Magnification (m) = \[\frac {h'}{h}\] = -\[\frac {v}{u}\]

• The laws of reflection describe the behaviour of light when it strikes a reflecting surface.
• The first law states that the incident ray, the reflected ray and the normal drawn at the point of incidence all lie in the same plane.
• The second law states that the angle of reflection is always equal to the angle of incidence.
• These laws are valid for all reflecting surfaces, whether plane or curved. In the case of spherical mirrors, the normal at any point on the surface passes through the centre of curvature.
• The laws are independent of the nature of the reflecting material. Reflection also obeys the principle of reversibility of light. These two laws completely explain the phenomenon of reflection.

• The laws of refraction describe the bending of light when it passes from one transparent medium to another.
• The first law states that the incident ray, refracted ray and the normal at the point of incidence lie in the same plane.
• The second law states that the ratio of sine of angle of incidence to sine of angle of refraction is constant for a given pair of media. This constant is called the refractive index.
• Mathematically, \[\frac{\sin i}{\sin r}=n_{21}\]
• The refractive index depends on the nature of the two media and the wavelength of light. If light travels from rarer to denser medium, it bends towards the normal. These two statements together are known as Snell’s law of refraction.
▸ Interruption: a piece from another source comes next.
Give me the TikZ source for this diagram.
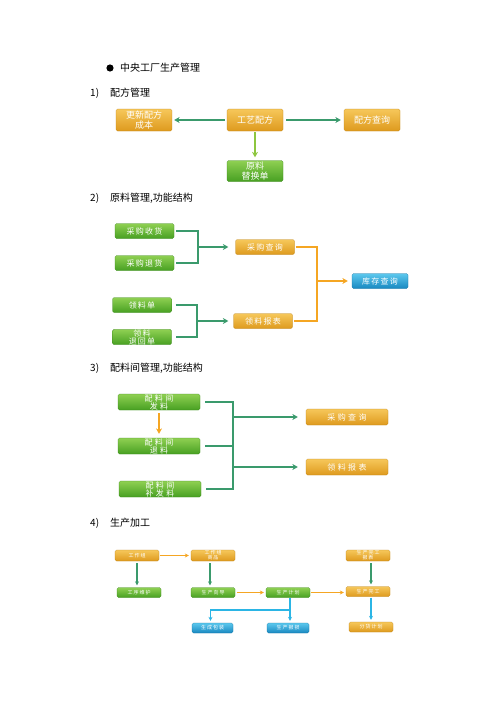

• Lenses are widely used in daily life, such as in spectacles, peepholes, magnifiers, and telescopes.
• Light passing through a lens undergoes refraction twice: once on entering and once on exiting the lens.
• The shape of a lens affects the direction of light; convex lenses converge light, while concave lenses diverge it.
• Most lenses have surfaces that are parts of spheres, with common types including biconvex, biconcave, plano-convex, and meniscus lenses.
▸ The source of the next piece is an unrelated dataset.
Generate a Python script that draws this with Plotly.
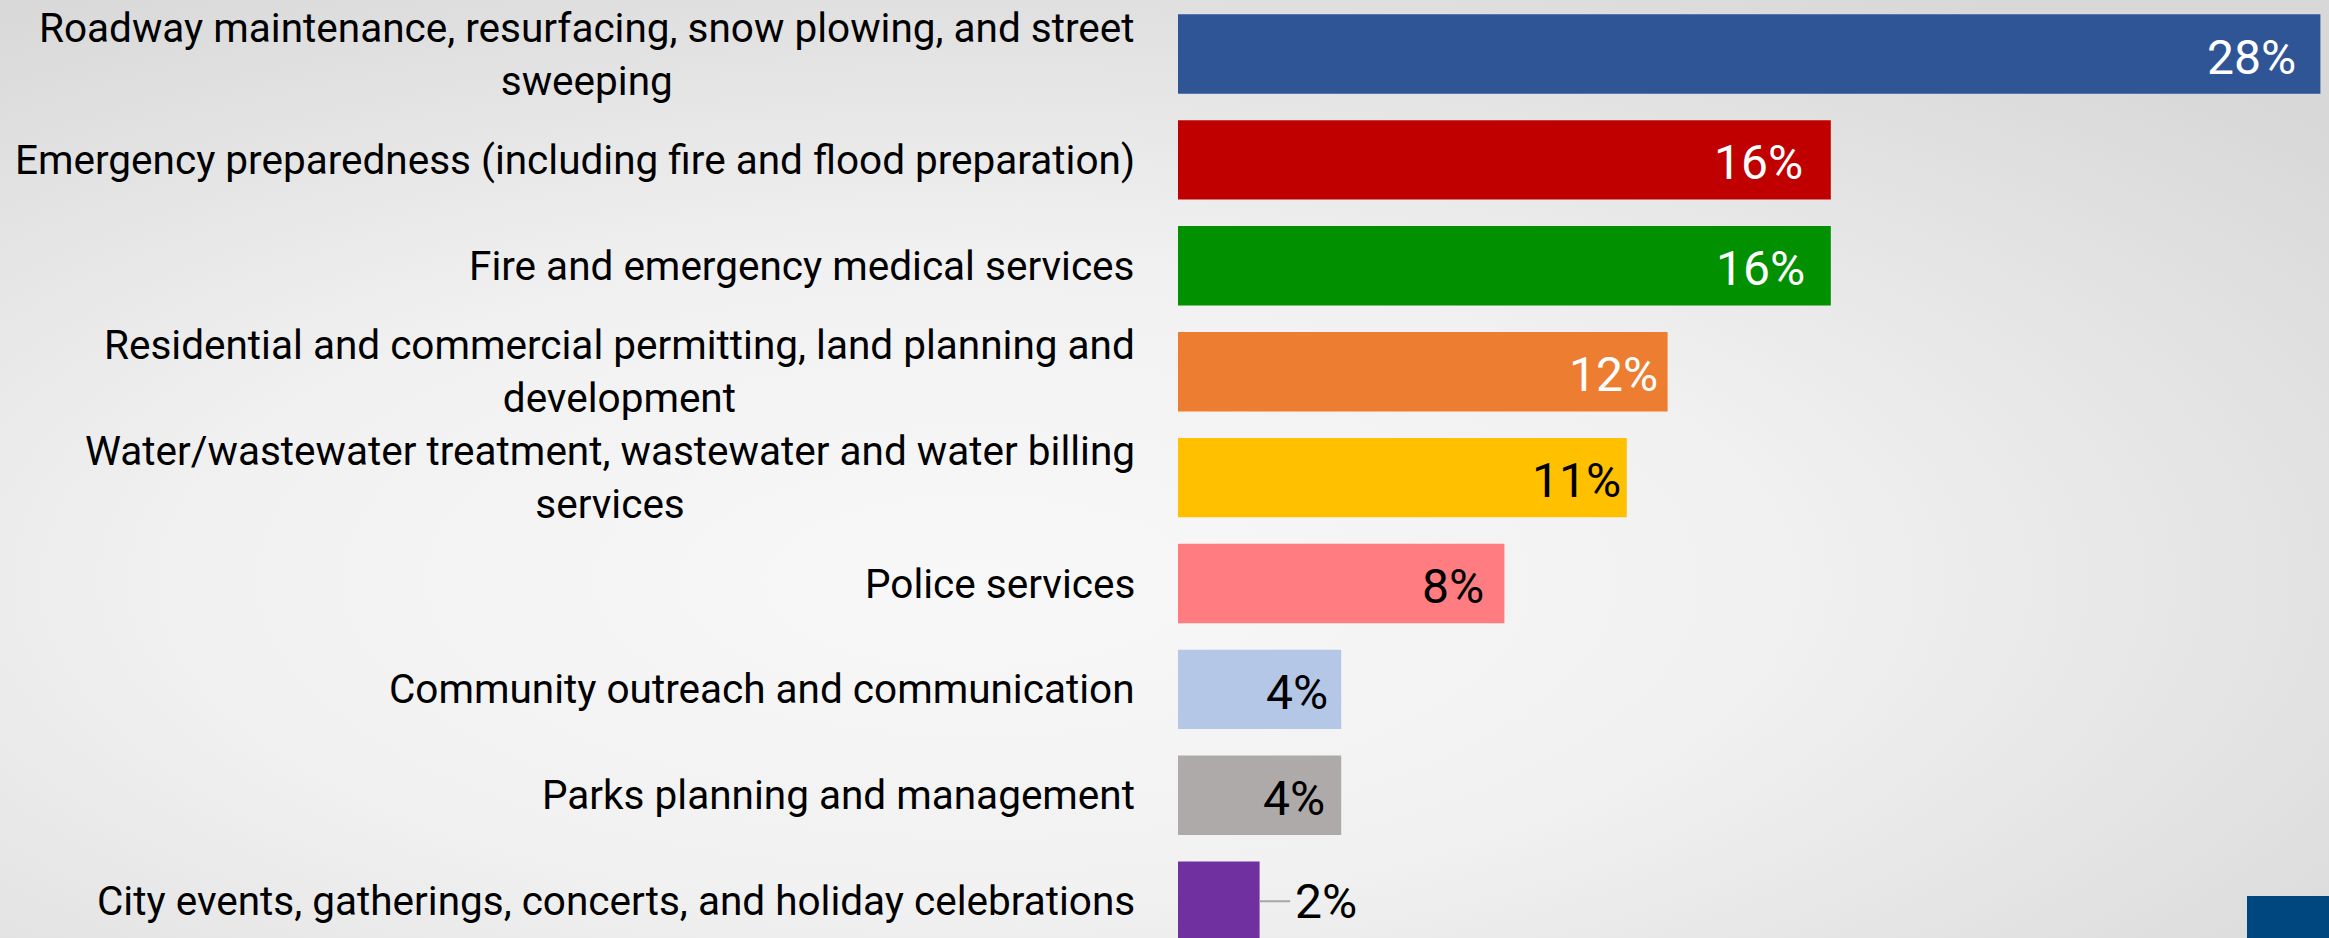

• Magnification is defined as the ratio of the height of the image to the height of the object. It also relates image distance and object distance.
• The magnification produced by a spherical mirror is given by \[m=\frac{h^{\prime}}{h}=-\frac{v}{u}\]
• A negative magnification indicates that the image is real and inverted. A positive magnification indicates that the image is virtual and erect.
• The magnitude of magnification indicates the size of the image relative to the object.
• The formula is valid for both concave and convex mirrors. Proper sign convention must be applied while solving problems.

• When light passes through a curved interface separating two media, refraction occurs at a spherical surface.
• The relation between object distance (u), image distance (v), refractive indices (n₁ and n₂) and radius of curvature (R) is \[\frac{n_2}{v}-\frac{n_1}{u}=\frac{n_2-n_1}{R}\]
• This relation is derived using geometrical approximation for small angles. It is valid for paraxial rays only.
• The Cartesian sign convention must be followed carefully. It applies to any curved refracting surface. This formula forms the basis for deriving the lens maker’s formula.
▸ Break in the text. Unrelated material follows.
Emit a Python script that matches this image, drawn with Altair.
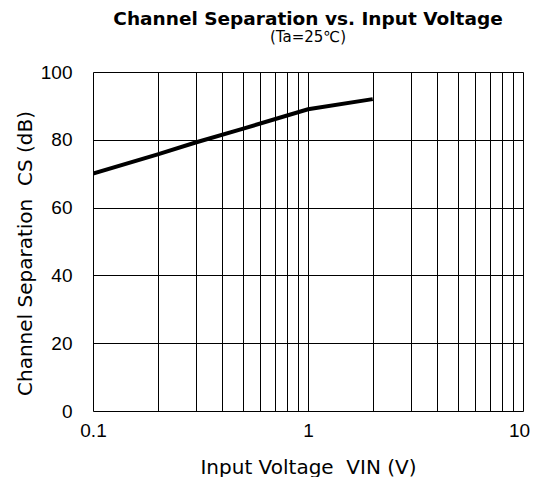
import altair as alt
import pandas as pd

vin = [0.1, 0.2, 0.3, 0.5, 1.0, 2.0]
cs = [70.0, 75.7, 79.2, 83.3, 89.0, 92.0]

x_grid = [0.1, 0.2, 0.3, 0.4, 0.5, 0.6, 0.7, 0.8, 0.9, 1, 2, 3, 4, 5, 6, 7, 8, 9, 10]
y_ticks = [0, 20, 40, 60, 80, 100]

df = pd.DataFrame({"vin": vin, "cs": cs})

LFONT = "Liberation Sans"
TFONT = "DejaVu Sans"

chart = alt.Chart(df).mark_line(color="black", strokeWidth=4, clip=True).encode(
    x=alt.X("vin:Q", scale=alt.Scale(type="log", domain=[0.1, 10], nice=False),
            axis=alt.Axis(values=x_grid, title="Input Voltage\u00a0\u00a0VIN (V)",
                          labelExpr="(datum.value==0.1||datum.value==1||datum.value==10) ? (datum.value==0.1 ? '0.1' : format(datum.value,'d')) : ''",
                          grid=True, gridColor="black", gridOpacity=1, gridWidth=1,
                          ticks=False, domain=False, labelPadding=10,
                          labelOffset={"condition": {"test": "datum.value == 10", "value": -4}, "value": 0},
                          labelFontSize=19, titleFontSize=20, labelFont=LFONT, titleFont=TFONT,
                          titleFontWeight="normal", labelColor="black", titleColor="black",
                          titleY=62, titleBaseline="alphabetic",
                          labelFlush=False)),
    y=alt.Y("cs:Q", scale=alt.Scale(domain=[0, 100], nice=False),
            axis=alt.Axis(values=y_ticks, title="Channel Separation\u00a0\u00a0CS (dB)",
                          grid=True, gridColor="black", gridOpacity=1, gridWidth=1,
                          ticks=False, domain=False, labelPadding=21,
                          labelFontSize=19, titleFontSize=20, labelFont=LFONT, titleFont=TFONT,
                          titleFontWeight="normal", labelColor="black", titleColor="black",
                          titleX=-62, titleY=181, titleBaseline="alphabetic")),
).properties(
    width=430, height=339,
    title=alt.TitleParams(text="Channel Separation vs. Input Voltage",
                          subtitle="(Ta=25\u2103)", anchor="middle",
                          font=TFONT, fontSize=18.5, fontWeight="bold", color="black",
                          subtitleFont=TFONT, subtitleFontSize=15, subtitleColor="black",
                          offset=18, subtitlePadding=2),
    autosize=alt.AutoSizeParams(type="none"),
    padding={"left": 85, "top": 64, "right": 8, "bottom": 66},
).configure_view(stroke="black", strokeWidth=1.5).configure(background="white")

chart.save("out.html", embed_options={"renderer": "svg", "actions": False})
• Power of a lens is defined as the reciprocal of its focal length in metres.
• It measures the ability of a lens to converge or diverge light rays. Mathematically, \[P=\frac{1}{f}\]
• The SI unit of power is dioptre (D). One dioptre is the power of a lens whose focal length is one metre.
• Convex lenses have positive power. Concave lenses have negative power. Greater the power, smaller is the focal length.

When light passes through a prism, it suffers deviation. The angle of deviation (δ) is given by

δ = i + e − A

At minimum deviation, the refracted ray inside the prism becomes parallel to its base. At this condition,

\[r_1=r_2=\frac{A}{2}\]

The refractive index of the prism is \[n=\frac{\sin\left(\frac{A+D_m}{2}\right)}{\sin\left(\frac{A}{2}\right)}\]

This relation is used to determine the refractive index experimentally. The angle of deviation depends on the angle of incidence.

• The magnifying power of a telescope is defined as the ratio of the angle subtended at the eye by the final image to the angle subtended by the object at the unaided eye.
• For an astronomical telescope in normal adjustment, \[m=\frac{f_o}{f_e}\]
• where f_o is focal length of objective and f_e​ is focal length of eyepiece. The objective has a large focal length and large aperture.
• The eyepiece has a small focal length. The final image is formed at infinity. The image formed is inverted. Greater the focal length of objective, greater is the magnifying power.

• The lens maker’s formula gives the focal length of a thin lens in terms of its refractive index and radii of curvature. It is expressed as \[\frac{1}{f}=(n_{21}-1)\left(\frac{1}{R_1}-\frac{1}{R_2}\right)\]
• It is derived by applying refraction at two spherical surfaces of the lens. The formula is valid for thin lenses. R₁ and R₂ are the radii of curvature of the two surfaces.
• The sign convention must be strictly followed. It is useful in designing lenses of required focal length. The formula applies to both convex and concave lenses.

• The mirror formula establishes a mathematical relationship between object distance (u), image distance (v) and focal length (f) of a spherical mirror.
• It is derived using geometrical relations and similar triangles formed by paraxial rays. The formula is expressed as \[\frac{1}{v}+\frac{1}{u}=\frac{1}{f}\]
• It is valid for both concave and convex mirrors. The formula applies to real as well as virtual images. While using this formula, the Cartesian sign convention must be strictly followed.
• It simplifies numerical problems related to image formation by mirrors. This formula is fundamental in ray optics.

• The thin lens formula relates object distance, image distance and focal length of a thin lens. It is given by \[\frac{1}{v}-\frac{1}{u}=\frac{1}{f}\]
• It is valid for both convex and concave lenses. The formula holds for real as well as virtual images.
• It is derived from refraction at spherical surfaces. The Cartesian sign convention must be applied correctly. It is widely used in solving numerical problems related to lenses.